On Mon, Mar 20, 2017 at 08:38:50PM +0100, Michael Kerrisk (man-pages) wrote:
> [CC += Michel Lespinasse <walken@google.com>]
> 
> Kirill,
> 
> I need some help here.
> 
> On 20 March 2017 at 16:59, Kirill Smelkov <kirr@nexedi.com> wrote:
> > On Sat, Mar 18, 2017 at 10:40:10PM +0300, Kirill Smelkov wrote:
> >> Signed-off-by: Kirill Smelkov <kirr@nexedi.com>
> >> ---
> >>  man2/mmap.2 | 1 +
> >>  1 file changed, 1 insertion(+)
> >>
> >> diff --git a/man2/mmap.2 b/man2/mmap.2
> >> index 96875e486..f6fd56523 100644
> >> --- a/man2/mmap.2
> >> +++ b/man2/mmap.2
> >> @@ -300,6 +300,7 @@ Don't perform read-ahead:
> >>  create page tables entries only for pages
> >>  that are already present in RAM.
> >>  Since Linux 2.6.23, this flag causes
> >> +.\" commit 54cb8821de07f2ffcd28c380ce9b93d5784b40d7
> >>  .BR MAP_POPULATE
> >>  to do nothing.
> >>  One day, the combination of
> >
> > Please also find below benchmark which explains why
> >
> >         mmap(MAP_POPULATE | MAP_NONBLOCK)
> >
> > is actually needed.
> 
> Okay -- clearly things have changed (but I received no man-pages
> patch).

Strange it was sent. Let me show it once again here (git am -s):

---- 8< ----
From: Kirill Smelkov <kirr@nexedi.com>
Subject: [patch] mmap.2: Add link to commit which broke MAP_POPULATE | MAP_NONBLOCK to be noop

Signed-off-by: Kirill Smelkov <kirr@nexedi.com>
---
 man2/mmap.2 | 1 +
 1 file changed, 1 insertion(+)

diff --git a/man2/mmap.2 b/man2/mmap.2
index 96875e486..f6fd56523 100644
--- a/man2/mmap.2
+++ b/man2/mmap.2
@@ -300,6 +300,7 @@ Don't perform read-ahead:
 create page tables entries only for pages
 that are already present in RAM.
 Since Linux 2.6.23, this flag causes
+.\" commit 54cb8821de07f2ffcd28c380ce9b93d5784b40d7
 .BR MAP_POPULATE
 to do nothing.
 One day, the combination of
--
2.11.0
---- 8< ----


> What do you believe the man page should now say.

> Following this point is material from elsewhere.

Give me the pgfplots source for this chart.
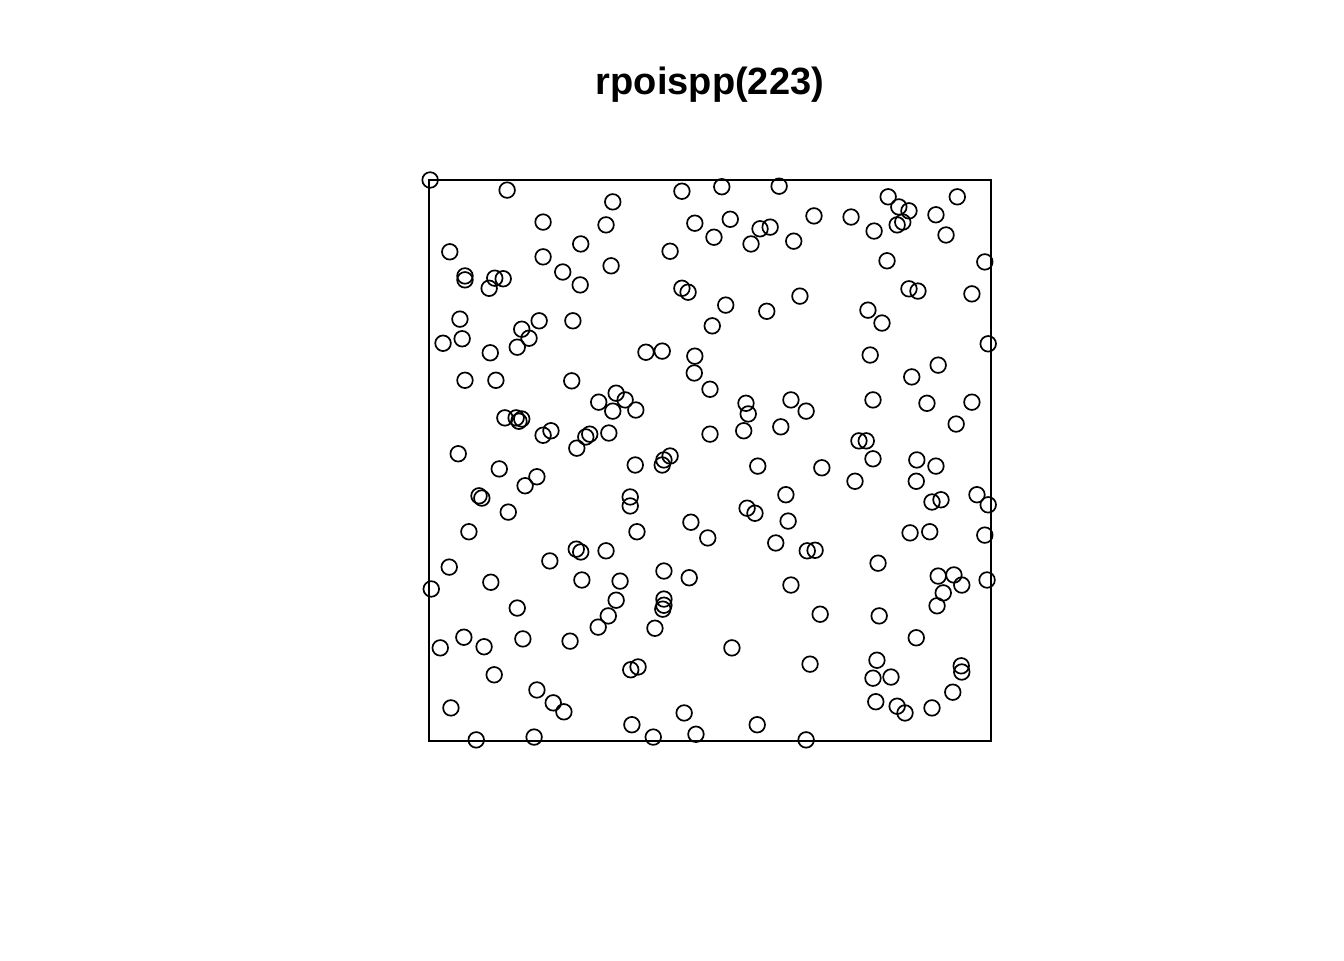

What man page says today correctly describes current behaviour:

---- 8< ----
MAP_NONBLOCK (since Linux 2.5.46)
       This flag is meaningful only in conjunction  with  MAP_POPULATE.   Don't  perform  read-
       ahead: create page tables entries only for pages that are already present in RAM.  Since
       Linux 2.6.23, this flag causes MAP_POPULATE to do nothing.  One day, the combination  of
       MAP_POPULATE and MAP_NONBLOCK may be reimplemented.
---- 8< ----

For now I've just added reference to commit corresponding to "Since Linux
2.6.23, this flag causes MAP_POPULATE to do nothing."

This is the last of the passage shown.